* GIVEN PROBLEM:
Write out the records below from the first line through the line containing "import numpy as np", leaving out any pictures.
[Begin]
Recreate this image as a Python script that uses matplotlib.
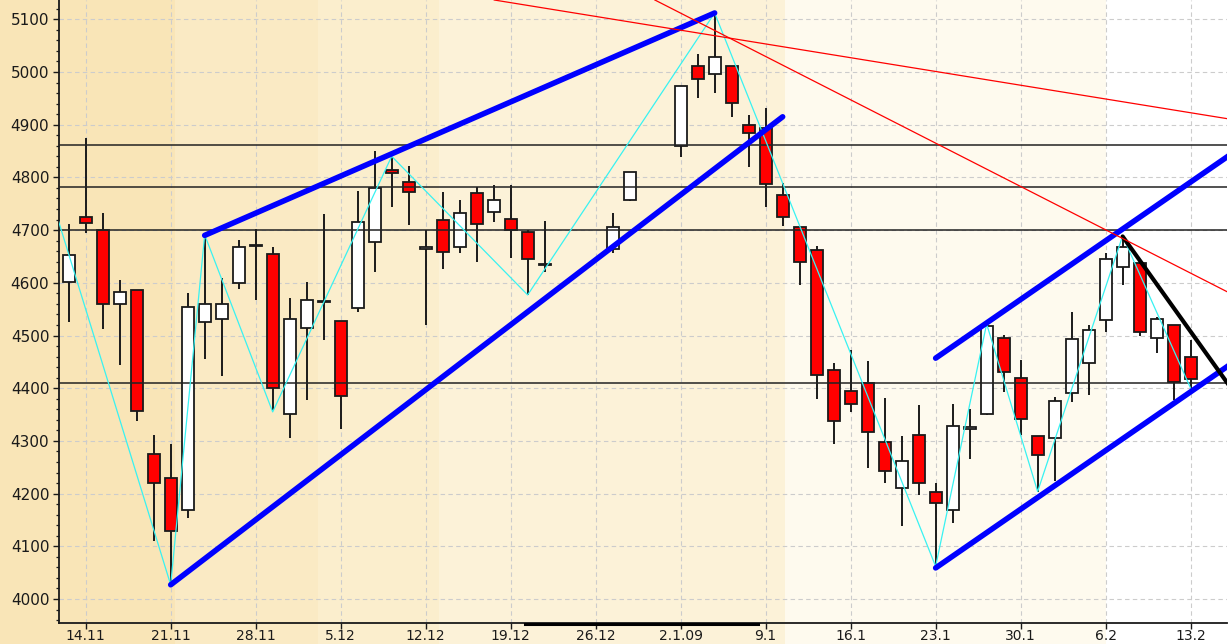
# DAX daily candles, Nov 2008 - Feb 2009, with hand-drawn trend lines
import matplotlib
matplotlib.use("Agg")
import matplotlib.pyplot as plt
import matplotlib.transforms as mtransforms
from matplotlib.ticker import MultipleLocator
import numpy as np

# trading days (holidays 24-26.12, 31.12, 1.1 are simply missing)
dates = ["2008-11-13", "2008-11-14", "2008-11-17", "2008-11-18", "2008-11-19", "2008-11-20",
         "2008-11-21", "2008-11-24", "2008-11-25", "2008-11-26", "2008-11-27", "2008-11-28",
         "2008-12-01", "2008-12-02", "2008-12-03", "2008-12-04", "2008-12-05", "2008-12-08",
         "2008-12-09", "2008-12-10", "2008-12-11", "2008-12-12", "2008-12-15", "2008-12-16",
         "2008-12-17", "2008-12-18", "2008-12-19", "2008-12-22", "2008-12-23", "2008-12-29",
         "2008-12-30", "2009-01-02", "2009-01-05", "2009-01-06", "2009-01-07", "2009-01-08",
         "2009-01-09", "2009-01-12", "2009-01-13", "2009-01-14", "2009-01-15", "2009-01-16",
         "2009-01-19", "2009-01-20", "2009-01-21", "2009-01-22", "2009-01-23", "2009-01-26",
         "2009-01-27", "2009-01-28", "2009-01-29", "2009-01-30", "2009-02-02", "2009-02-03",
         "2009-02-04", "2009-02-05", "2009-02-06", "2009-02-09", "2009-02-10", "2009-02-11",
         "2009-02-12", "2009-02-13"]
opens = [4601, 4725, 4700, 4560, 4586, 4276, 4229, 4169, 4526, 4531, 4599, 4669,
         4654, 4352, 4514, 4563, 4528, 4552, 4677, 4814, 4792, 4665, 4719, 4667,
         4770, 4735, 4722, 4696, 4633, 4664, 4758, 4860, 5011, 4997, 5011, 4899,
         4893, 4766, 4705, 4662, 4435, 4395, 4409, 4297, 4211, 4312, 4203, 4169,
         4322, 4352, 4495, 4419, 4310, 4305, 4390, 4448, 4529, 4630, 4638, 4495,
         4519, 4459]
highs = [4712, 4874, 4733, 4605, 4586, 4311, 4295, 4580, 4691, 4610, 4681, 4702,
         4667, 4571, 4602, 4731, 4528, 4775, 4851, 4839, 4822, 4700, 4773, 4757,
         4781, 4786, 4786, 4700, 4718, 4733, 4811, 4974, 5035, 5112, 5011, 4918,
         4931, 4790, 4705, 4670, 4448, 4473, 4452, 4381, 4310, 4368, 4220, 4370,
         4361, 4522, 4501, 4453, 4310, 4384, 4545, 4520, 4657, 4689, 4645, 4536,
         4519, 4491]
lows = [4525, 4694, 4512, 4444, 4338, 4111, 4030, 4153, 4455, 4423, 4588, 4567,
        4358, 4305, 4378, 4491, 4322, 4545, 4621, 4744, 4710, 4520, 4627, 4656,
        4640, 4716, 4648, 4577, 4621, 4656, 4755, 4838, 4950, 4961, 4914, 4820,
        4744, 4708, 4596, 4380, 4295, 4355, 4249, 4221, 4139, 4197, 4062, 4145,
        4266, 4350, 4393, 4311, 4204, 4223, 4373, 4387, 4507, 4596, 4500, 4466,
        4378, 4400]
closes = [4653, 4714, 4560, 4582, 4357, 4221, 4130, 4555, 4560, 4560, 4667, 4671,
          4400, 4531, 4567, 4565, 4385, 4716, 4779, 4808, 4772, 4667, 4659, 4733,
          4712, 4758, 4701, 4645, 4635, 4705, 4811, 4974, 4987, 5029, 4941, 4884,
          4787, 4724, 4640, 4425, 4338, 4370, 4317, 4242, 4261, 4221, 4182, 4328,
          4326, 4518, 4430, 4342, 4273, 4376, 4493, 4510, 4646, 4667, 4507, 4532,
          4411, 4417]

tick_dates = ["2008-11-14", "2008-11-21", "2008-11-28", "2008-12-05", "2008-12-12",
              "2008-12-19", "2008-12-26", "2009-01-02", "2009-01-09", "2009-01-16",
              "2009-01-23", "2009-01-30", "2009-02-06", "2009-02-13"]
tick_labels = ["14.11", "21.11", "28.11", "5.12", "12.12", "19.12", "26.12",
               "2.1.09", "9.1", "16.1", "23.1", "30.1", "6.2", "13.2"]

levels = [4862, 4781, 4700, 4410]

zigzag_dates = ["2008-11-12", "2008-11-21", "2008-11-25", "2008-12-01", "2008-12-10",
                "2008-12-22", "2009-01-06", "2009-01-23", "2009-01-28", "2009-02-02",
                "2009-02-09", "2009-02-13"]
zigzag_vals = [4759, 4027, 4691, 4355, 4840, 4577, 5112, 4062, 4522, 4204, 4689, 4400]

# thick blue trend lines (start, end)
blue_lines = [(("2008-11-25", 4690), ("2009-01-06", 5112)),
              (("2008-11-21", 4027), ("2009-01-12", 4915)),
              (("2009-01-23", 4457), ("2009-02-18", 4858)),
              (("2009-01-23", 4059), ("2009-02-18", 4460))]
black_line = (("2009-02-09", 4688), ("2009-02-18", 4372))
# thin red lines, given by two points and extended
red_lines = [(("2009-01-12", 5048), ("2009-02-18", 4907)),
             (("2009-01-12", 5013), ("2009-02-18", 4569))]

BASE = "2008-11-14"


def pos(d):
    return np.busday_count(BASE, d)


x = pos(dates)
o = np.array(opens, float)
h = np.array(highs, float)
l = np.array(lows, float)
c = np.array(closes, float)

fig = plt.figure(figsize=(12.28, 6.44), dpi=100)
band_colors = ["#F9E5B7", "#FAEAC4", "#FBEECD", "#FCF2D8", "#FEFAEE", "#FFFFFF"]
band_edges = [-1.57, 5.25, 13.66, 20.78, 41.14, 60.02, 68.0]
fig.patch.set_facecolor(band_colors[0])
ax = fig.add_axes([59 / 1228, 21 / 644, 1168 / 1228, 623 / 644])
ax.patch.set_alpha(0)

for i, col in enumerate(band_colors):
    ax.axvspan(band_edges[i], band_edges[i + 1], ymin=-0.05, ymax=1.0,
               color=col, lw=0, zorder=0.1, clip_on=False)

ax.set_xlim(-1.57, 67.14)
ax.set_ylim(3954.5, 5136.6)

ax.grid(True, color="#cccccc", lw=0.8, ls=(0, (4, 3)))
ax.set_axisbelow(True)

# candles
ax.vlines(x, l, h, color="#1a1a1a", lw=1.4, zorder=2)
up = c >= o
body_bottom = np.minimum(o, c)
body_h = np.maximum(np.abs(c - o), 1.5)
ax.bar(x, body_h, bottom=body_bottom, width=0.72,
       color=np.where(up, "white", "#FF0000"), edgecolor="#1a1a1a", lw=1.3, zorder=3)

for lv in levels:
    ax.axhline(lv, color="#222222", lw=1.1, zorder=4)

ax.plot(pos(zigzag_dates), zigzag_vals, color="#38F2F2", lw=0.9, zorder=5)

for (d1, v1), (d2, v2) in blue_lines:
    ax.plot([pos(d1), pos(d2)], [v1, v2], color="#0000FF", lw=4.0,
            solid_capstyle="round", zorder=6)

(d1, v1), (d2, v2) = black_line
ax.plot([pos(d1), pos(d2)], [v1, v2], color="black", lw=3.0,
        solid_capstyle="round", zorder=6)

for (d1, v1), (d2, v2) in red_lines:
    ax.axline((pos(d1), v1), (pos(d2), v2), color="#FF0000", lw=0.9, zorder=6)

# dark bar under the axis (holiday range marker)
trans = mtransforms.blended_transform_factory(ax.transData, ax.transAxes)
ax.plot([25.84, 39.55], [-0.002, -0.002], color="black", lw=2.2,
        transform=trans, clip_on=False, zorder=7)

ax.set_xticks(pos(tick_dates))
ax.set_xticklabels(tick_labels)
ax.set_yticks(np.arange(4000, 5101, 100))
ax.yaxis.set_minor_locator(MultipleLocator(20))

ax.tick_params(axis="y", which="major", length=4, width=1.0, pad=3,
               labelsize=11, colors="#1a1a1a")
ax.tick_params(axis="y", which="minor", length=2.5, width=0.9, colors="#1a1a1a")
ax.tick_params(axis="x", which="major", length=4, width=1.0, pad=0.5,
               labelsize=10, colors="#1a1a1a")

for side in ["top", "right"]:
    ax.spines[side].set_visible(False)
for side in ["left", "bottom"]:
    ax.spines[side].set_color("#1a1a1a")
    ax.spines[side].set_linewidth(1.3)

fig.savefig("out.png", dpi=100, facecolor=fig.get_facecolor())
plt.close(fig)
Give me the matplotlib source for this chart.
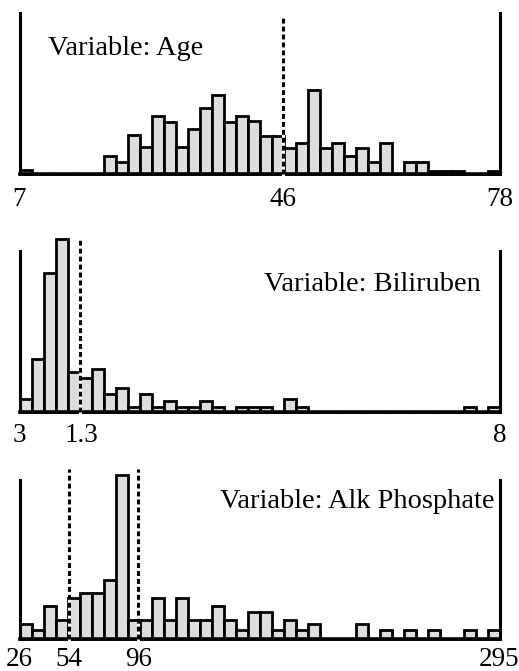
[End]
* EXERCISE OUTPUT:
Recreate this image as a Python script that uses matplotlib.
# DAX daily candles, Nov 2008 - Feb 2009, with hand-drawn trend lines
import matplotlib
matplotlib.use("Agg")
import matplotlib.pyplot as plt
import matplotlib.transforms as mtransforms
from matplotlib.ticker import MultipleLocator
import numpy as np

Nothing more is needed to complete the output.